Она смела на пол всех кукол с нижней полки своей двухэтажной кровати (куклы обитали внизу, а Луиза обычно спала наверху).
– Какое решение?
– Ты уляжешься, как будто это оттоманка в кабинете врача. Не возражаешь, если мы сделаем вид, что я настоящий доктор, а ты – настоящий пациент? Пускай будто мы еще незнакомы.
– Ладно, – согласилась я. – Как скажешь.
Луиза села к письменному столу.
– Скажите, пожалуйста, как вас зовут?
– Камилла Дикинсон.
– Возраст?
– Пятнадцать.
– Место рождения?
– Манхэттен.
– Я прошу вас прилечь на оттоманку.
Луиза кивнула на нижний этаж своей кровати. Я легла и уставилась на пружины верхнего этажа, сквозь которые просвечивал голубой матрасный тик и края подоткнутых простынки и одеяла.

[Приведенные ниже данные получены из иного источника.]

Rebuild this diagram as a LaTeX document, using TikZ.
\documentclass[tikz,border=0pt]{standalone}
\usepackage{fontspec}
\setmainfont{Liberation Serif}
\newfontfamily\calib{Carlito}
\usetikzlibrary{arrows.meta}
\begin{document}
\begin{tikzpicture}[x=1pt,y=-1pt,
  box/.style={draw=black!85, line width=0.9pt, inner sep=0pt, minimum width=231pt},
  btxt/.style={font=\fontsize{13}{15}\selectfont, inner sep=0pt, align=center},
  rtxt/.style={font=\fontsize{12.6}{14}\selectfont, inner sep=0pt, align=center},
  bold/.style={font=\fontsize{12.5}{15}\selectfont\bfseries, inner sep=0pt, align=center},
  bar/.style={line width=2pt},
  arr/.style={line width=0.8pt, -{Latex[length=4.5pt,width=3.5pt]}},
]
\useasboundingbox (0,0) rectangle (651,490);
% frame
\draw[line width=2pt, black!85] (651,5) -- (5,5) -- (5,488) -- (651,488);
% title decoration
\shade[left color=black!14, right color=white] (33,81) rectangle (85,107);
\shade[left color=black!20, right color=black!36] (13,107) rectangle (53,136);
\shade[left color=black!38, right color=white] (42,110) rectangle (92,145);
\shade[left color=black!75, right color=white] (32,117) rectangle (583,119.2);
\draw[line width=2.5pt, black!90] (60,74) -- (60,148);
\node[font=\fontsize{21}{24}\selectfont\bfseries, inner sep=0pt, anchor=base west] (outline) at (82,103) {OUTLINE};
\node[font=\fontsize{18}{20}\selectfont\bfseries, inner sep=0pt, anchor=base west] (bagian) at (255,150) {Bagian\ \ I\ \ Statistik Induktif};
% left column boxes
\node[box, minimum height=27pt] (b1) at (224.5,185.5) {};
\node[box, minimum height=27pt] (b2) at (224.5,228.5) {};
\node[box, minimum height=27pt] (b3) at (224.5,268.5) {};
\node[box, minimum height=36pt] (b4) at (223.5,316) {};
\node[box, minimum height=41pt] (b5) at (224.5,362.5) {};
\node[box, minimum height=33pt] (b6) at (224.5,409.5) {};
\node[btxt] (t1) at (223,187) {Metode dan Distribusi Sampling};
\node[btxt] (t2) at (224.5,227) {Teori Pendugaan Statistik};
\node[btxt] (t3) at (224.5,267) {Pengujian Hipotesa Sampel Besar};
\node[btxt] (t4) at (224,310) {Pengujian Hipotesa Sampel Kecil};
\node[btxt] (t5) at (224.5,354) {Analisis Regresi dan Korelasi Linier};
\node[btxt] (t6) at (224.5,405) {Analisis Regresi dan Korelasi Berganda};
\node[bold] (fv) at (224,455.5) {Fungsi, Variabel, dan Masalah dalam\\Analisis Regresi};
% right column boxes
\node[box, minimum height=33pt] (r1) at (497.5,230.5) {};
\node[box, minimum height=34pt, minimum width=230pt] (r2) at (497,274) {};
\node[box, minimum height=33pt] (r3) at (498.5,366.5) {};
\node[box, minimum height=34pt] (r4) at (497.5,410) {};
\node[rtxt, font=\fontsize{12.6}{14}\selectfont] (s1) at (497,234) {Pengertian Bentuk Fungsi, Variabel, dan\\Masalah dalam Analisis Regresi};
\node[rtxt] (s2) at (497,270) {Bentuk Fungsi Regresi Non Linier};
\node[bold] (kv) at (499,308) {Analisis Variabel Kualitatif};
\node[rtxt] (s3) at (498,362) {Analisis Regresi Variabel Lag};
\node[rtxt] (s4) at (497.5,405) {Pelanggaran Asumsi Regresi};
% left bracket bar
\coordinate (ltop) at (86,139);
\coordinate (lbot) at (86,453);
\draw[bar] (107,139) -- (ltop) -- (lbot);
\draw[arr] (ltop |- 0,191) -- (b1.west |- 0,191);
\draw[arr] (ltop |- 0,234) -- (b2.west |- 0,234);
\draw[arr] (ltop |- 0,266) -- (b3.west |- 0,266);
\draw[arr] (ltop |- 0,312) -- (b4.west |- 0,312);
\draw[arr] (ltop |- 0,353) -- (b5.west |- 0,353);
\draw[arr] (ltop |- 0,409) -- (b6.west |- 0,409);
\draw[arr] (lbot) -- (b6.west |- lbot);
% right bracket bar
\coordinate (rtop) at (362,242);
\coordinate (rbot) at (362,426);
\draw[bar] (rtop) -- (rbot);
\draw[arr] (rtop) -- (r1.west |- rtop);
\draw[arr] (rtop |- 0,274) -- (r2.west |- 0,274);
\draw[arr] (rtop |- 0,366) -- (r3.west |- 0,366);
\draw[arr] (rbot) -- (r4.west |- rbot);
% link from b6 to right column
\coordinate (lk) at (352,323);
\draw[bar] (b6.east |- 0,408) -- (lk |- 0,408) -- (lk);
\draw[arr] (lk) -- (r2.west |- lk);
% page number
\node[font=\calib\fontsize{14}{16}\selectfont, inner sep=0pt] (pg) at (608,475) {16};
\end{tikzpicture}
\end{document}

– А теперь, мисс Дикинсон, – начала Луиза, – пожалуйста, расскажите, что вчера было между вами и Жаком Ниссеном.
Но это-то как раз я и не могла. Хотя я видела Мону пьяной, я не могла рассказать Луизе, что мама снова говорила с Жаком после всего, что произошло.

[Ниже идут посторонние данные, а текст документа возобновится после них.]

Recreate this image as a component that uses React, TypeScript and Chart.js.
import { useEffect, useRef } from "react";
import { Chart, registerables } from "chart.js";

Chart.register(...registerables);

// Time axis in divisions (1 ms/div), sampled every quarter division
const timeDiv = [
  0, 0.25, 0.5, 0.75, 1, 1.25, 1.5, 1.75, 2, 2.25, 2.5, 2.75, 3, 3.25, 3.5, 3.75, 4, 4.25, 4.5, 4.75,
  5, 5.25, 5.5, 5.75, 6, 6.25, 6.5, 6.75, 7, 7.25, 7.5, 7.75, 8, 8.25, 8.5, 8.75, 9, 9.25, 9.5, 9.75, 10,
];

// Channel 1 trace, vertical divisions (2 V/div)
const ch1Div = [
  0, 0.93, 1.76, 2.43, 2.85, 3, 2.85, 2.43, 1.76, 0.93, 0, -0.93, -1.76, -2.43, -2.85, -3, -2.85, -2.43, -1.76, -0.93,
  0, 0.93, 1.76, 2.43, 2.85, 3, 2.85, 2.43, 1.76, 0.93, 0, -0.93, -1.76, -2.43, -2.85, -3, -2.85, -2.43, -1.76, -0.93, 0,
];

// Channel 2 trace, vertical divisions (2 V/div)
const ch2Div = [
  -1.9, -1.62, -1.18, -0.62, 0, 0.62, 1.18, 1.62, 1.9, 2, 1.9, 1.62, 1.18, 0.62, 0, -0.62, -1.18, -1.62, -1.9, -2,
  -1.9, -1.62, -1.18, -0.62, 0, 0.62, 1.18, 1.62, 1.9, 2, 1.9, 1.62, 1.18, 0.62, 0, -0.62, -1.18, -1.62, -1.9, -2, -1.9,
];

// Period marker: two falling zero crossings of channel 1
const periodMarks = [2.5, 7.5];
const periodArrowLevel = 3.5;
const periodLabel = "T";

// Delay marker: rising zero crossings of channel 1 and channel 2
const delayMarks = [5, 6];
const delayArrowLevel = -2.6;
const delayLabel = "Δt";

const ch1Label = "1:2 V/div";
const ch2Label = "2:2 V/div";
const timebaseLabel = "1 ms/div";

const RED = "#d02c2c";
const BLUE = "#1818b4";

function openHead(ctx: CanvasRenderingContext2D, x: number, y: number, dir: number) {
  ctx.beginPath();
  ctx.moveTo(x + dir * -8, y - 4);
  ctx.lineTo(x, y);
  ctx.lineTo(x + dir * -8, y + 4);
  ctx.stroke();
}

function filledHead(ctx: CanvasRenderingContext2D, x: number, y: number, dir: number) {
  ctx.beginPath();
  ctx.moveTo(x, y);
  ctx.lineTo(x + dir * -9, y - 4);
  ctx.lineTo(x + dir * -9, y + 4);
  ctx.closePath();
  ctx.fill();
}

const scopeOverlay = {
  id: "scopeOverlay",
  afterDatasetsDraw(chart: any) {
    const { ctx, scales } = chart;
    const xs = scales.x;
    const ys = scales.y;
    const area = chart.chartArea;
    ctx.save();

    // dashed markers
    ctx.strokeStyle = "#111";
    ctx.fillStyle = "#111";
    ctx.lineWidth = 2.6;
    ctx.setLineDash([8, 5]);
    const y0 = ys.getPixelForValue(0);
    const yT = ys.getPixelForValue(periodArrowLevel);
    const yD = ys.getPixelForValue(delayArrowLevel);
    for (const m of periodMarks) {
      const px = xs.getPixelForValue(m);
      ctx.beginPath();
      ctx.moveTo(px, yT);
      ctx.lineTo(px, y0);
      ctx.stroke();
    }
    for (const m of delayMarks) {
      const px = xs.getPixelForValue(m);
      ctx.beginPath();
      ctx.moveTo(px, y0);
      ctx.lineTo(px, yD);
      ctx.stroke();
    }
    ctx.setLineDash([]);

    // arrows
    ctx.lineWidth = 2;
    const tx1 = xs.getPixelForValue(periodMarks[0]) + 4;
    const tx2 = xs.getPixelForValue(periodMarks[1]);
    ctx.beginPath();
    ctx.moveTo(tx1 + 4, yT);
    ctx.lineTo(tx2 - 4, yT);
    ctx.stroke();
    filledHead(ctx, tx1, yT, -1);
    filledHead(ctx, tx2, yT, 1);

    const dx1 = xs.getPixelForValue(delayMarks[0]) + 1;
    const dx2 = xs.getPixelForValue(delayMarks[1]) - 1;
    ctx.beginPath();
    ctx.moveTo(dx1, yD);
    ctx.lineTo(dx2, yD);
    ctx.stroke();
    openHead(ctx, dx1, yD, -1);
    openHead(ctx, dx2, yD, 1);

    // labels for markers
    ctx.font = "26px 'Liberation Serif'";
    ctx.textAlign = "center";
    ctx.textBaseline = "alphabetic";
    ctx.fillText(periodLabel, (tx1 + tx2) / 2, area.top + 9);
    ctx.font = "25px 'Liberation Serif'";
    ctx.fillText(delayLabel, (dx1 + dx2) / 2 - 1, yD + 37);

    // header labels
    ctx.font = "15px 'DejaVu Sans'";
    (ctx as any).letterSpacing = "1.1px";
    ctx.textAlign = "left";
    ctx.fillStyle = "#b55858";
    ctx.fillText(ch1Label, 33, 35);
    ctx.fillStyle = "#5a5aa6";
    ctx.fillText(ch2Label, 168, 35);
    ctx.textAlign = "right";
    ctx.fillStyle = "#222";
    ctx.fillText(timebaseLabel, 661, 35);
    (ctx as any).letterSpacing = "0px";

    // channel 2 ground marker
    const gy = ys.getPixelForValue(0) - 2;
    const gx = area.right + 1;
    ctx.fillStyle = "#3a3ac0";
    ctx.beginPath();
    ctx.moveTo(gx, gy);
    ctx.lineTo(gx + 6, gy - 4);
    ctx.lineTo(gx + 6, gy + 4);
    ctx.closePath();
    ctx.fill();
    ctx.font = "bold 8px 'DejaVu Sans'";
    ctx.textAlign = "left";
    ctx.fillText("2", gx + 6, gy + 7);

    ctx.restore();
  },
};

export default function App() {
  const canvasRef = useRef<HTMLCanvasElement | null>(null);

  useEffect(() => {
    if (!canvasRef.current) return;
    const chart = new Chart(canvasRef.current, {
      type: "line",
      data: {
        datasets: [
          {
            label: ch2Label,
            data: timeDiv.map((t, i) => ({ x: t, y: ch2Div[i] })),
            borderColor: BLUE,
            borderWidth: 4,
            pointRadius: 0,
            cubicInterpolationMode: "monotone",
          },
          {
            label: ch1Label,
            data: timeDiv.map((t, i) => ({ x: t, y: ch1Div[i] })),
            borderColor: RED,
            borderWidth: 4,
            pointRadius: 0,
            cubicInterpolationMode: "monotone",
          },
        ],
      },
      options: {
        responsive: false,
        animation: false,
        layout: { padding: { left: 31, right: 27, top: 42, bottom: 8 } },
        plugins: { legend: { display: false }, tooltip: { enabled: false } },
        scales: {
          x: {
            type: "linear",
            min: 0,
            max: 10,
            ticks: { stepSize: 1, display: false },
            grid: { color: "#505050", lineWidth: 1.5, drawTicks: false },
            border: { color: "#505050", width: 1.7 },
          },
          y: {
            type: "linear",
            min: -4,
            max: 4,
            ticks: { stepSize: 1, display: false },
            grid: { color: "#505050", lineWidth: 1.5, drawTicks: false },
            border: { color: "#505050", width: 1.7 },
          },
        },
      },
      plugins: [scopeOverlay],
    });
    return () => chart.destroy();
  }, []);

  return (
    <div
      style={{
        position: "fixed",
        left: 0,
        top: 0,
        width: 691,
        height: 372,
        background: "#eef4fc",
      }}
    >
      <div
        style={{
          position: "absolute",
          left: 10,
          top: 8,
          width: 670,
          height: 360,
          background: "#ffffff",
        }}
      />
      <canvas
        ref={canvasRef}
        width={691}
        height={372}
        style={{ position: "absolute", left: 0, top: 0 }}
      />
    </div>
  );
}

Я предложила этот психоанализ, потому что мне нечего было предложить в обмен на то, что я видела Мону пьяной. В любом случае со стороны Луизы нечестно было задавать мне такой вопрос. И я сказала:
– Если ты психоаналитик, а я твой пациент, которого ты раньше никогда не видела, то ты не можешь ничего знать про Жака Ниссена.

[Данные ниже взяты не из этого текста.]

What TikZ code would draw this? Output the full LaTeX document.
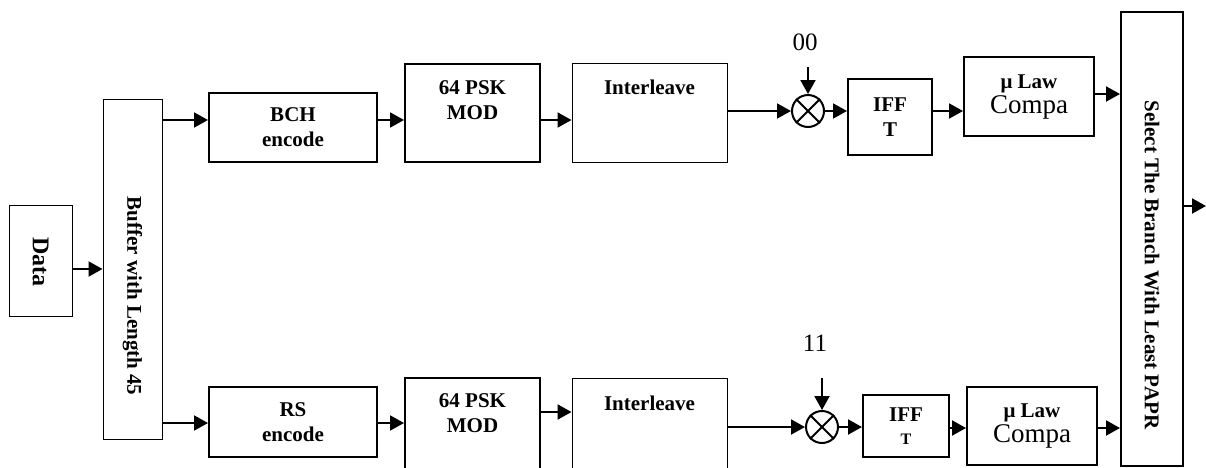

Луизины глаза потемнели. Она сердилась.
– Ладно, тогда ответьте, какой человек в последнее время особенно повлиял на вашу жизнь?
И это тоже было нечестно.
– Я не думаю, чтобы врач начинал с вопросов подобного рода, – сказала я. – Но вам хорошо известно его имя. Это Фрэнк Роуэн.
Я понимала, что злю Луизу. Самое ужасное заключалось в том, что я делала это намеренно. Не то чтобы мне хотелось ее разозлить, но точно какой-то бесенок сидел у меня в ухе и подзуживал.
– Фрэнк не взрослый, – возразила Луиза.
– Прошлый раз ты говорила обратное. Ты сказала, что он слишком для меня взрослый. Ты и меня называешь взрослой.
– Хорошо, – сказала Луиза, – пусть он остается таким значительным для тебя, если тебе хочется страдать. Я еще ни разу не видела, чтобы Фрэнк интересовался девушкой больше, чем в течение двух месяцев. Помпилия Риччиоли продержалась три месяца. Это самый рекордный срок.
Я понимала, что она так говорит специально, чтобы меня расстроить. Ей было неприятно, что мне нравится Фрэнк. Она добилась своего. Я расстроилась. Я вспомнила хорошенькую девушку, с которой Фрэнк поздоровался в фойе кинотеатра.
– Если ты хочешь анализировать, так давай, продолжай, – сказала я.
– Но ты должна сотрудничать, – сказала Луиза, – врач ничего не может сделать, если пациент не сотрудничает.
– Я сотрудничаю, – возразила я.
– Ничего подобного. Ты брыкаешься на каждом шагу. А ты должна быть со мной абсолютно откровенной.
– Я откровенна, – возразила я, – только я думала, что психоаналитик должен начинать с самого начала. Ты начинаешь не с того конца, – добавила я с напором.